Ultimately, what you need to understand is that just because the results aren’t measurable or don’t show fantastic results early on, doesn’t mean it’s doing poorly. Sometimes, good things take time.
Which KPIs should you
measure in B2B marketing?
The entire point of Key Performance Indicators is the ‘key’ part. Meaning they have to be a few, super important metrics. C-level executives don’t care about the LI likes on your company’s post, even though your team spent 30 entire minutes on Canva designing an infographic for it.
When establishing KPIs, it’s important to distinguish between the nice-to-haves and the must-haves. If the number of visitors on your website is down by 12%, that’s fixable. But a 12% drop in MQL to SQL conversion rate is slightly more alarming.
The C-suite is usually concerned with the 2-3 most important, usually lagging indicators that tie back to revenue. But when only marketing is concerned, you’d want a lot more KPIs that measure demand generation, lead generation, and the likes.
Note:
Every little activity can’t be attributed to revenue and outcome – because it’s simply not realistic. The sales cycle is long and complex, so the actions taken by your buyers are influenced by multiple factors. Sure, the buyer liking your LI post 4 months ago and subscribing to your newsletter last week had something to do with them buying your $60k/month software. But, correlation is not causation. Your LI post is not the reason they bought the software, just a part of it.
Activity Metrics
At Klear, we believe in measuring inputs before measuring outputs. With our clients, the focus is on measuring what we’re creating and how much of it. Of course, we track output in the form of engagement and reach too. The primary goal is to be consistent. Below is the screenshot of how we track all important activity and result indicators:
Creating a post for LI, a blog for the website, a 60-min podcast episode AND a tweet can seem daunting, but you can always repurpose your content. They’re not 4 different unique pieces of content, they stem from the one that was created first, most likely the podcast or the blog.

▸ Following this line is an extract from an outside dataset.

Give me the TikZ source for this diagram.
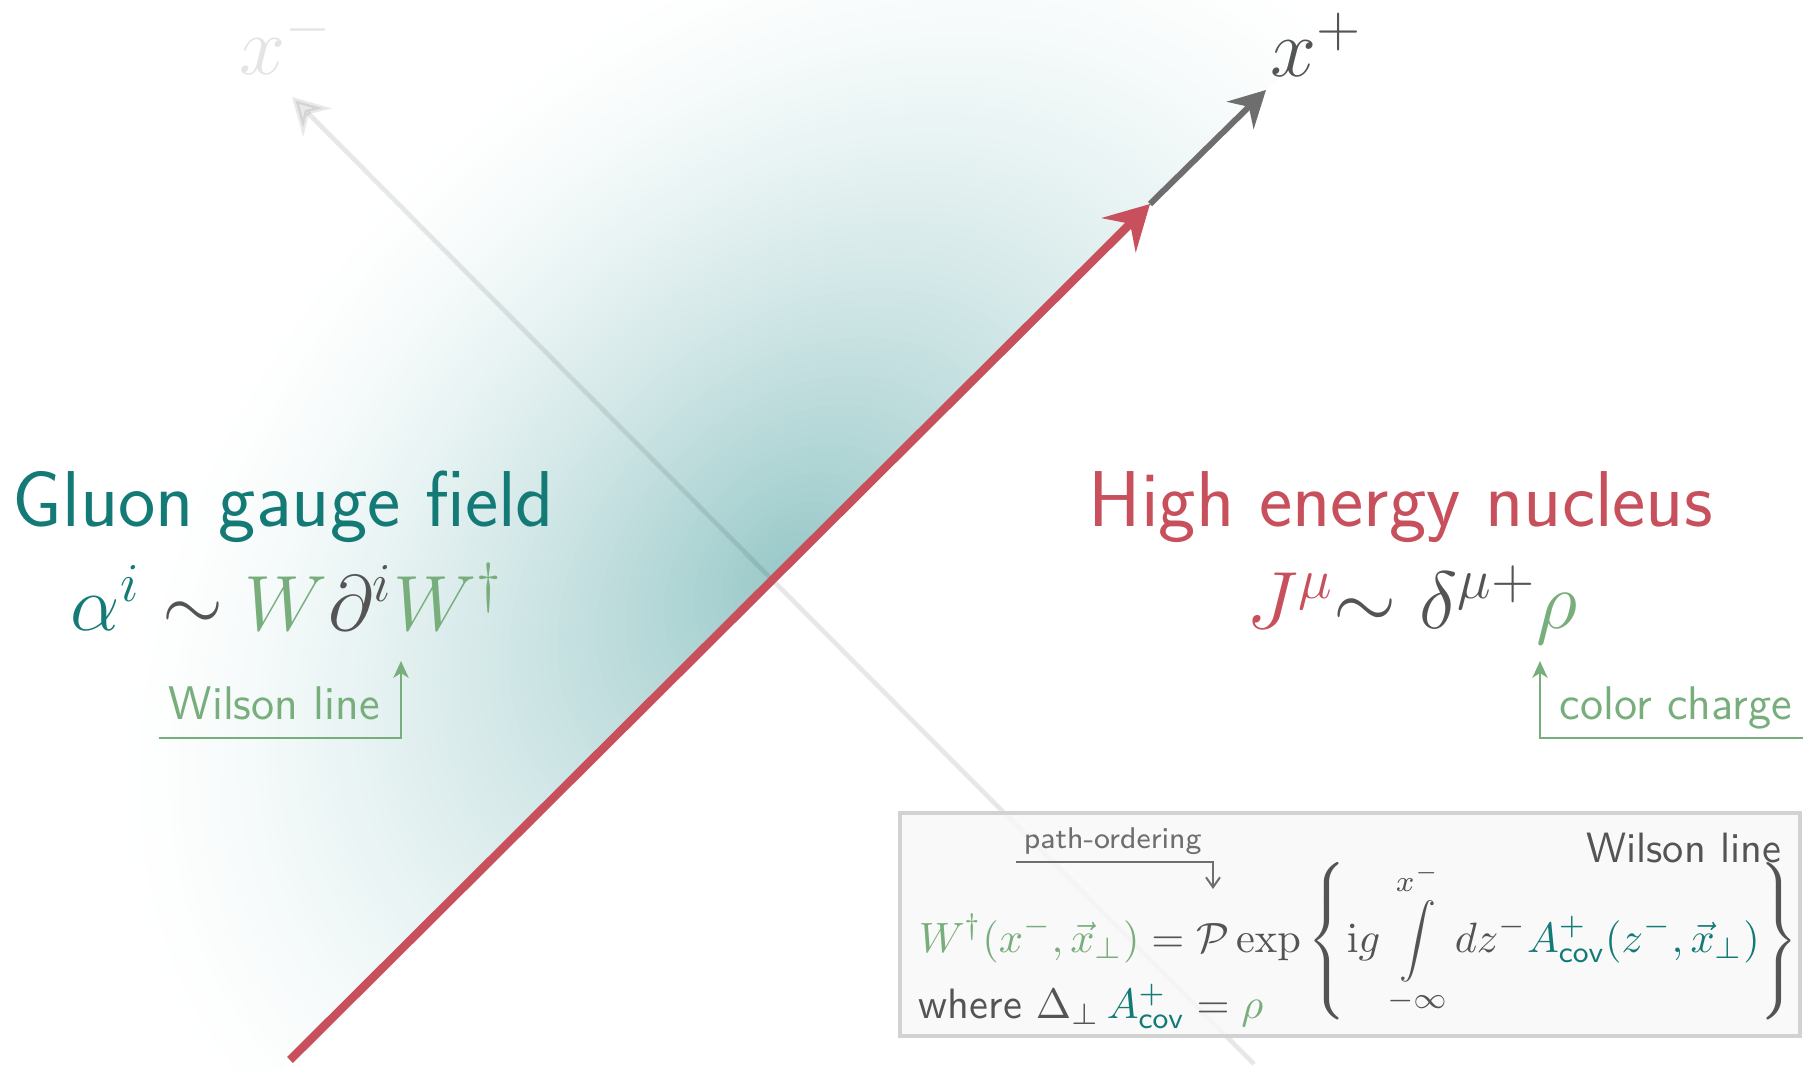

The good thing here is that they’re intertwined. You can use an LI post to talk about an upcoming webinar, the webinar can have a quick reference to your latest blog, the blog can talk about your podcast, you get the point.
But at the same time, when a piece is bad (adds little to no value), it’ll probably do bad across all platforms. If the quality is great but only did well on some platforms, the problem is with the algo or content distribution. This way, you know what’s working and what isn’t.
Apart from measuring daily activities from week to week, you should also be measuring ‘goal vs. actual achieved’ on a quarterly, mid-yearly and annual basis. These goals should then be divided into monthly and weekly goals.
Some of these goals aren’t always quantifiable, the key is to have clarity on your progress and switch things up when you need to.
TL;DR:
- Measure a few important metrics, not all of ‘em. They’re called ‘key’ performance indicators for a reason.
- Don’t tie everything back to revenue. But, tie quite a few of them to revenue.
- All activities cannot be measured — doesn’t mean they’re unimportant.
- Don’t assign undue importance to low value producing activities just because they are easily measurable.